Request: Leaving out every picture, copy the lines of the data exactly, from the first through the line containing "Gestational Age <5th".
begin Stored data
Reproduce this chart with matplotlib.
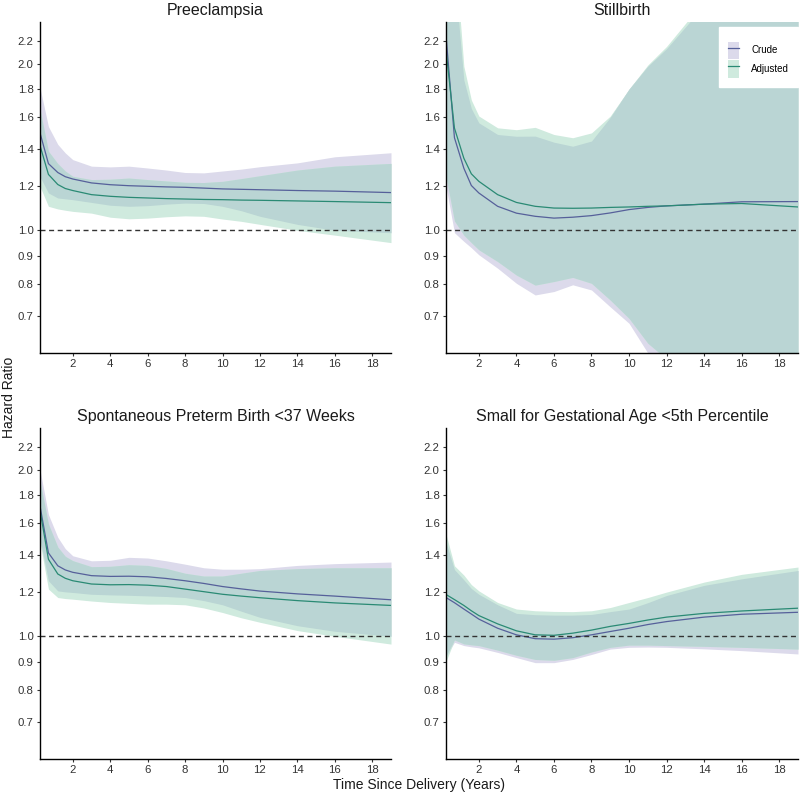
import numpy as np
import matplotlib
matplotlib.use("Agg")
import matplotlib.pyplot as plt
from matplotlib.patches import Patch
from matplotlib.lines import Line2D
from matplotlib.ticker import FixedLocator, NullLocator, FormatStrFormatter

plt.rcParams["font.family"] = ["Liberation Sans", "DejaVu Sans"]

# time grid (years since delivery)
years = [0.25, 0.7, 1.2, 1.6, 2, 3, 4, 5, 6, 7, 8, 9, 10, 11, 12, 14, 16, 19]

titles = ["Preeclampsia", "Stillbirth",
          "Spontaneous Preterm Birth <37 Weeks",
          "Small for Gestational Age <5th Percentile"]

# Preeclampsia
pe_crude = [1.50, 1.32, 1.272, 1.25, 1.238, 1.218, 1.209, 1.204, 1.201, 1.198, 1.196, 1.192, 1.188, 1.186, 1.184, 1.180, 1.177, 1.170]
pe_crude_lo = [1.25, 1.168, 1.144, 1.14, 1.136, 1.123, 1.11, 1.105, 1.108, 1.115, 1.12, 1.118, 1.105, 1.085, 1.06, 1.025, 1.0, 0.99]
pe_crude_hi = [1.81, 1.54, 1.43, 1.38, 1.342, 1.306, 1.302, 1.306, 1.296, 1.285, 1.272, 1.27, 1.28, 1.29, 1.303, 1.324, 1.358, 1.381]
pe_adj = [1.423, 1.262, 1.21, 1.19, 1.18, 1.16, 1.152, 1.147, 1.144, 1.141, 1.139, 1.137, 1.136, 1.134, 1.133, 1.130, 1.127, 1.122]
pe_adj_lo = [1.20, 1.105, 1.093, 1.087, 1.082, 1.074, 1.056, 1.049, 1.052, 1.058, 1.062, 1.06, 1.048, 1.038, 1.025, 1.0, 0.98, 0.95]
pe_adj_hi = [1.654, 1.39, 1.32, 1.28, 1.252, 1.235, 1.237, 1.243, 1.235, 1.228, 1.221, 1.22, 1.226, 1.24, 1.255, 1.285, 1.306, 1.321]

# Stillbirth
sb_crude = [2.25, 1.47, 1.295, 1.205, 1.168, 1.105, 1.074, 1.06, 1.052, 1.056, 1.063, 1.075, 1.09, 1.1, 1.107, 1.115, 1.126, 1.127]
sb_crude_lo = [1.20, 0.99, 0.955, 0.93, 0.903, 0.854, 0.802, 0.764, 0.775, 0.797, 0.78, 0.727, 0.679, 0.60, 0.57, 0.48, 0.41, 0.32]
sb_crude_hi = [4.5, 2.9, 1.87, 1.66, 1.564, 1.49, 1.479, 1.48, 1.443, 1.419, 1.45, 1.60, 1.80, 1.98, 2.13, 2.55, 3.1, 4.0]
sb_adj = [2.12, 1.53, 1.35, 1.265, 1.226, 1.16, 1.123, 1.105, 1.097, 1.096, 1.097, 1.10, 1.102, 1.105, 1.107, 1.115, 1.118, 1.102]
sb_adj_lo = [1.25, 1.04, 0.98, 0.95, 0.922, 0.878, 0.83, 0.796, 0.808, 0.822, 0.802, 0.748, 0.693, 0.625, 0.585, 0.50, 0.43, 0.34]
sb_adj_hi = [5.0, 3.3, 1.98, 1.72, 1.609, 1.532, 1.52, 1.535, 1.49, 1.47, 1.50, 1.609, 1.80, 1.99, 2.15, 2.6, 3.2, 4.2]

# Spontaneous preterm birth
pt_crude = [1.72, 1.415, 1.341, 1.318, 1.305, 1.287, 1.283, 1.284, 1.281, 1.272, 1.26, 1.246, 1.23, 1.218, 1.207, 1.193, 1.182, 1.164]
pt_crude_lo = [1.50, 1.26, 1.208, 1.203, 1.2, 1.191, 1.188, 1.186, 1.183, 1.18, 1.175, 1.16, 1.14, 1.11, 1.082, 1.045, 1.021, 1.0]
pt_crude_hi = [2.0, 1.66, 1.51, 1.44, 1.398, 1.369, 1.372, 1.389, 1.385, 1.369, 1.35, 1.33, 1.322, 1.322, 1.325, 1.343, 1.353, 1.362]
pt_adj = [1.69, 1.378, 1.296, 1.273, 1.26, 1.243, 1.239, 1.240, 1.237, 1.23, 1.217, 1.204, 1.191, 1.182, 1.174, 1.16, 1.149, 1.137]
pt_adj_lo = [1.48, 1.217, 1.175, 1.17, 1.167, 1.158, 1.151, 1.147, 1.143, 1.143, 1.14, 1.125, 1.104, 1.08, 1.06, 1.024, 1.0, 0.968]
pt_adj_hi = [1.91, 1.596, 1.45, 1.395, 1.37, 1.336, 1.338, 1.347, 1.343, 1.326, 1.30, 1.285, 1.285, 1.30, 1.315, 1.325, 1.33, 1.33]

# Small for gestational age
sga_crude = [1.175, 1.15, 1.12, 1.097, 1.074, 1.034, 1.006, 0.99, 0.988, 0.994, 1.006, 1.02, 1.034, 1.05, 1.063, 1.083, 1.096, 1.105]
sga_crude_lo = [0.92, 0.975, 0.962, 0.957, 0.953, 0.935, 0.915, 0.896, 0.896, 0.908, 0.927, 0.948, 0.955, 0.956, 0.955, 0.949, 0.942, 0.929]
sga_crude_hi = [1.48, 1.32, 1.265, 1.22, 1.191, 1.14, 1.10, 1.094, 1.092, 1.092, 1.095, 1.108, 1.12, 1.15, 1.185, 1.236, 1.27, 1.315]
sga_adj = [1.19, 1.165, 1.137, 1.112, 1.09, 1.053, 1.023, 1.006, 1.004, 1.013, 1.026, 1.042, 1.055, 1.07, 1.083, 1.10, 1.111, 1.124]
sga_adj_lo = [0.90, 0.985, 0.969, 0.965, 0.962, 0.944, 0.924, 0.908, 0.905, 0.915, 0.937, 0.955, 0.964, 0.964, 0.962, 0.959, 0.955, 0.948]
sga_adj_hi = [1.53, 1.341, 1.29, 1.24, 1.208, 1.151, 1.12, 1.112, 1.109, 1.108, 1.112, 1.127, 1.151, 1.175, 1.202, 1.253, 1.294, 1.334]

panels = [
    (pe_crude, pe_crude_lo, pe_crude_hi, pe_adj, pe_adj_lo, pe_adj_hi),
    (sb_crude, sb_crude_lo, sb_crude_hi, sb_adj, sb_adj_lo, sb_adj_hi),
    (pt_crude, pt_crude_lo, pt_crude_hi, pt_adj, pt_adj_lo, pt_adj_hi),
    (sga_crude, sga_crude_lo, sga_crude_hi, sga_adj, sga_adj_lo, sga_adj_hi),
]

y_ticks = [0.7, 0.8, 0.9, 1.0, 1.2, 1.4, 1.6, 1.8, 2.0, 2.2]
x_ticks = [2, 4, 6, 8, 10, 12, 14, 16, 18]

crude_line = "#56609a"
adj_line = "#2a8a74"
crude_band = "#dcdaeb"
adj_band = "#cfeade"
both_band = "#bad5d4"

fig = plt.figure(figsize=(8, 7.94), dpi=100)
# [left, bottom, width, height] in figure fractions
boxes = [
    [0.050, 0.5554, 0.43875, 0.4169],
    [0.5575, 0.5554, 0.440, 0.4169],
    [0.050, 0.0441, 0.43875, 0.4169],
    [0.5575, 0.0441, 0.440, 0.4169],
]

t = np.array(years)
for i, (box, title, series) in enumerate(zip(boxes, titles, panels)):
    crude, crude_lo, crude_hi, adj, adj_lo, adj_hi = [np.array(s) for s in series]
    ax = fig.add_axes(box)
    ax.fill_between(t, crude_lo, crude_hi, color=crude_band, lw=0)
    ax.fill_between(t, adj_lo, adj_hi, color=adj_band, lw=0)
    lo = np.maximum(crude_lo, adj_lo)
    hi = np.minimum(crude_hi, adj_hi)
    ax.fill_between(t, lo, hi, where=hi > lo, interpolate=True, color=both_band, lw=0)
    ax.plot(t, crude, color=crude_line, lw=0.9)
    ax.plot(t, adj, color=adj_line, lw=0.9)
    ax.axhline(1.0, color="#333333", lw=1.0, dashes=(3.6, 2.6))

    ax.set_yscale("log")
    ax.set_ylim(0.6, 2.38)
    ax.set_xlim(0.25, 19)
    ax.yaxis.set_major_locator(FixedLocator(y_ticks))
    ax.yaxis.set_minor_locator(NullLocator())
    ax.yaxis.set_major_formatter(FormatStrFormatter("%.1f"))
    ax.set_xticks(x_ticks)
    ax.set_xticklabels([str(v) for v in x_ticks])

    for s in ["top", "right"]:
        ax.spines[s].set_visible(False)
    for s in ["left", "bottom"]:
        ax.spines[s].set_linewidth(1.0)
        ax.spines[s].set_color("black")
    ax.tick_params(axis="both", length=2.5, width=0.8, color="#333333",
                   labelsize=8.2, labelcolor="#333333", pad=2)
    ax.set_title(title, fontsize=11.5, color="#1a1a1a", pad=5)

    if i == 1:
        handles = [(Patch(facecolor=crude_band, edgecolor="none"), Line2D([], [], color=crude_line, lw=0.9)),
                   (Patch(facecolor=adj_band, edgecolor="none"), Line2D([], [], color=adj_line, lw=0.9))]
        leg = ax.legend(handles, ["Crude", "Adjusted"], loc="upper right",
                        bbox_to_anchor=(1.0, 0.985), frameon=True, fancybox=False,
                        fontsize=7, handlelength=1.1, handleheight=2.4,
                        borderpad=0.9, labelspacing=0.1, handletextpad=1.3,
                        borderaxespad=0, title=" ", title_fontsize=4)
        leg.get_frame().set_edgecolor("white")
        leg.get_frame().set_facecolor("white")
        leg.get_frame().set_alpha(1)

fig.text(0.011, 0.5, "Hazard Ratio", rotation=90, ha="center", va="center", fontsize=10, color="#1a1a1a")
fig.text(0.524, 0.011, "Time Since Delivery (Years)", ha="center", va="center", fontsize=10, color="#1a1a1a")

fig.savefig("out.png", dpi=100)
end Stored data
Final answer:
Reproduce this chart with matplotlib.
import numpy as np
import matplotlib
matplotlib.use("Agg")
import matplotlib.pyplot as plt
from matplotlib.patches import Patch
from matplotlib.lines import Line2D
from matplotlib.ticker import FixedLocator, NullLocator, FormatStrFormatter

plt.rcParams["font.family"] = ["Liberation Sans", "DejaVu Sans"]

# time grid (years since delivery)
years = [0.25, 0.7, 1.2, 1.6, 2, 3, 4, 5, 6, 7, 8, 9, 10, 11, 12, 14, 16, 19]

titles = ["Preeclampsia", "Stillbirth",
          "Spontaneous Preterm Birth <37 Weeks",
          "Small for Gestational Age <5th Percentile"]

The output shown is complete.